> _TASK DIRECTIONS_
Copy from the first line below down to and including the line with "import pandas as pd". Skip the pictures.

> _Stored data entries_
______

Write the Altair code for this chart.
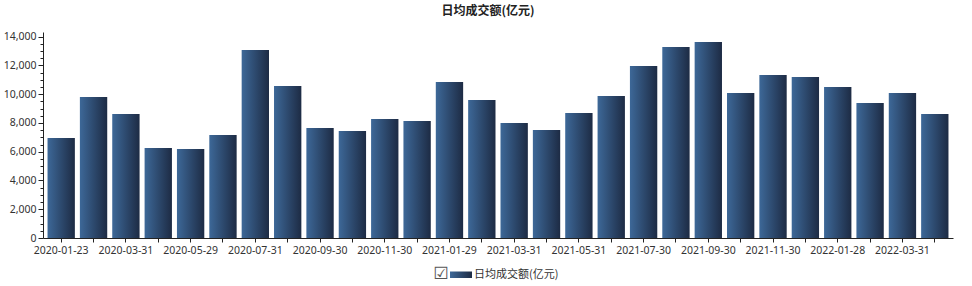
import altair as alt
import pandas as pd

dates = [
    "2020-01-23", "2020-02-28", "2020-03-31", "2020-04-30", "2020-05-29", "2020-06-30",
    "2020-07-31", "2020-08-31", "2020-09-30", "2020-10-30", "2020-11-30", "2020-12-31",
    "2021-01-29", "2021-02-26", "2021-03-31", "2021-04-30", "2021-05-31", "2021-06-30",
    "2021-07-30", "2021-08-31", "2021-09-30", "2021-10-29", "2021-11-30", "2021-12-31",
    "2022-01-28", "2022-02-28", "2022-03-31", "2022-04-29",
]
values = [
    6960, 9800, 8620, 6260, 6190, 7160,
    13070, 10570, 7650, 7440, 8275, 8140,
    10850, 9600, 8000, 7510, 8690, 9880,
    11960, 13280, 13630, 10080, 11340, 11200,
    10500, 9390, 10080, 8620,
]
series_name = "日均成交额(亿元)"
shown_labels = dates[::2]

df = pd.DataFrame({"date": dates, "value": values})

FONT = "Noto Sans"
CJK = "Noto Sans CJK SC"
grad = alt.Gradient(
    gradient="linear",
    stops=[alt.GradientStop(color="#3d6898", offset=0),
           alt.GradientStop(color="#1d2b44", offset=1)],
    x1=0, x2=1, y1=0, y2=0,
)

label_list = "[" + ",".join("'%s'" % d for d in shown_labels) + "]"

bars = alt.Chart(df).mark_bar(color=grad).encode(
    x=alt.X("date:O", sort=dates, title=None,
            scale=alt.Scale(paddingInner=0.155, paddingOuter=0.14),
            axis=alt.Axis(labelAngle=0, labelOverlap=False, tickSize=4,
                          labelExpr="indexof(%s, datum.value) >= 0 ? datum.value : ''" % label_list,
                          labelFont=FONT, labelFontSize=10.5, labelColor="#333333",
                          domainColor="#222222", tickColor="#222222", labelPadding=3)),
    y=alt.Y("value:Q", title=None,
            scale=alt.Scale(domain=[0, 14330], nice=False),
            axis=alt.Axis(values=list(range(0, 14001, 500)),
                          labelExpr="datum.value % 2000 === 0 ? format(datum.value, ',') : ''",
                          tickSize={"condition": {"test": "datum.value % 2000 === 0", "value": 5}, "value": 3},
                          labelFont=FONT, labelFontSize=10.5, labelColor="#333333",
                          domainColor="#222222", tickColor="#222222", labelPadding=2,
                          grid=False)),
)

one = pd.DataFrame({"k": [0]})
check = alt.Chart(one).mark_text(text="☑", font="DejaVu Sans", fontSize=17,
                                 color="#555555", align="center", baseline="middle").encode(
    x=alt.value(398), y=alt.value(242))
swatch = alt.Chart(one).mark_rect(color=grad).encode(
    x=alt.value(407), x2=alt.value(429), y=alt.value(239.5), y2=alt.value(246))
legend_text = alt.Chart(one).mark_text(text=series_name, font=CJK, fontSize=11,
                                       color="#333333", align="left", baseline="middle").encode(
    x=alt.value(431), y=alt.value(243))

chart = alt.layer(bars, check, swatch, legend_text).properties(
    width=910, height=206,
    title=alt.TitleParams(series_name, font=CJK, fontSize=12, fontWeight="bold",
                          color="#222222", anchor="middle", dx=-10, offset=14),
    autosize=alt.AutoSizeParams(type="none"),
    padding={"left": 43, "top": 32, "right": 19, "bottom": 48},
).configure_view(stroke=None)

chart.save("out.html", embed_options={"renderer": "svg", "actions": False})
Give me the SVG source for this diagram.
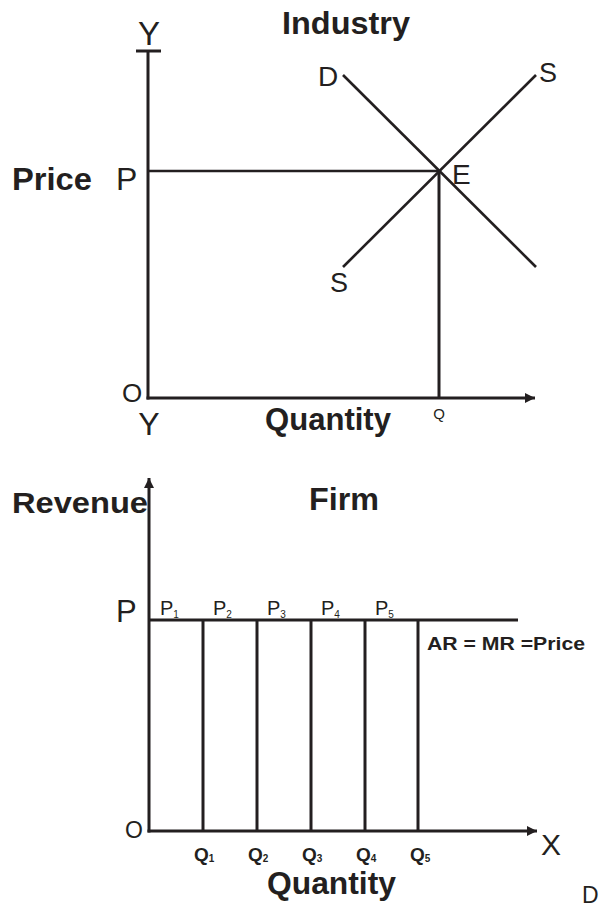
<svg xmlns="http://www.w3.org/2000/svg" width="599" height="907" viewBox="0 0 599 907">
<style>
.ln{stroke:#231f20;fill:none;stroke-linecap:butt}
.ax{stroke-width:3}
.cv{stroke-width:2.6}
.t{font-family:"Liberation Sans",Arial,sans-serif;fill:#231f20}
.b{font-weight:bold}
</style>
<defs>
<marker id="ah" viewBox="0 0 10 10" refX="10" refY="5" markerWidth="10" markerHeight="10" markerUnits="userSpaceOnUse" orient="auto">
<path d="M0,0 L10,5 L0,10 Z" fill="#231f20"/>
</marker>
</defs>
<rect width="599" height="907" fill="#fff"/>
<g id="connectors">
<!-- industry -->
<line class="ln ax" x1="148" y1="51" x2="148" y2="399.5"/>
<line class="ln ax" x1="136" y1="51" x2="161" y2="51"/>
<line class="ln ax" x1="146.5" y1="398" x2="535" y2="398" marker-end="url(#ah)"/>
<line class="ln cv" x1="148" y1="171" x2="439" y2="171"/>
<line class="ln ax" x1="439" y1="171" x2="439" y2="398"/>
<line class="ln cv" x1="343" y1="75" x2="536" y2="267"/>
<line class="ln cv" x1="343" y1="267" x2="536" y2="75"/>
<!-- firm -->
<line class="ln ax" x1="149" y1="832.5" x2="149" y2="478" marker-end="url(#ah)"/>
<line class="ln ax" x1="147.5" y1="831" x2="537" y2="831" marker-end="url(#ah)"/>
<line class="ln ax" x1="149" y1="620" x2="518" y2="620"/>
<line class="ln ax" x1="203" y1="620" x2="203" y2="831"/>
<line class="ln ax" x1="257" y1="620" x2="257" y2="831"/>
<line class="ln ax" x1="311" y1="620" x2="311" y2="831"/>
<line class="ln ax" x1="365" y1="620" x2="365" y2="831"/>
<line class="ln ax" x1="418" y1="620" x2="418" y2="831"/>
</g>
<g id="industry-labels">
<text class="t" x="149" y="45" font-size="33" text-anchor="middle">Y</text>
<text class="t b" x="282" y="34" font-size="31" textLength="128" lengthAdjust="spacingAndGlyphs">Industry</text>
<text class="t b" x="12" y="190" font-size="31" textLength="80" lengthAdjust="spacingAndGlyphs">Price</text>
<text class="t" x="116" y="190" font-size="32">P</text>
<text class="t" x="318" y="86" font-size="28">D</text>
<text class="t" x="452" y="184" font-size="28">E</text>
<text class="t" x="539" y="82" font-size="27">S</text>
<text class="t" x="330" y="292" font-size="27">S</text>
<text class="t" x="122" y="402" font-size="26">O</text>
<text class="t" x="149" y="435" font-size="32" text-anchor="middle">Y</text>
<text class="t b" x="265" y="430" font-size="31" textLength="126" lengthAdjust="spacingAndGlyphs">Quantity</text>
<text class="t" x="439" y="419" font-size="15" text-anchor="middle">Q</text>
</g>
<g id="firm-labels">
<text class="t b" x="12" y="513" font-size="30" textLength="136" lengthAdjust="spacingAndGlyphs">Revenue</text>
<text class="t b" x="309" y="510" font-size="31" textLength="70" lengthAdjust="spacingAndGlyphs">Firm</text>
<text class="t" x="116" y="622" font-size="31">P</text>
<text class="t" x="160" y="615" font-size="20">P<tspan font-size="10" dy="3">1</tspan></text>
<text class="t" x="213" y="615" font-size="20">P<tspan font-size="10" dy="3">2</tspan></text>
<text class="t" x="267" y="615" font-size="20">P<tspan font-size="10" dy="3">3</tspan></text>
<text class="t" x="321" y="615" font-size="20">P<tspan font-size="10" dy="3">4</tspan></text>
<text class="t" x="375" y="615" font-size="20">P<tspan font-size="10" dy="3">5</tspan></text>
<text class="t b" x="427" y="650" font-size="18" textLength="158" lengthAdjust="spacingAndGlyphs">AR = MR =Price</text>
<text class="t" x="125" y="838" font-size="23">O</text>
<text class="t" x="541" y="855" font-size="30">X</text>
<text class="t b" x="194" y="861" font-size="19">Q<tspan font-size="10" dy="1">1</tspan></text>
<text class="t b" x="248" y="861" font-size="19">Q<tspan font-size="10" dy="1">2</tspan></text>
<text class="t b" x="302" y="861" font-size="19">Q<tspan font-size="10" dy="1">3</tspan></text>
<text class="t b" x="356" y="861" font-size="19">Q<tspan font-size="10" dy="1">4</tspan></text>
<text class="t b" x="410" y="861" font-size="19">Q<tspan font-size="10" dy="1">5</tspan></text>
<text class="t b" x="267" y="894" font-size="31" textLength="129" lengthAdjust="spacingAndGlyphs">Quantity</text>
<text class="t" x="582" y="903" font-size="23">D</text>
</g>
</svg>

______

> _RESULT_
Write the Altair code for this chart.
import altair as alt
import pandas as pd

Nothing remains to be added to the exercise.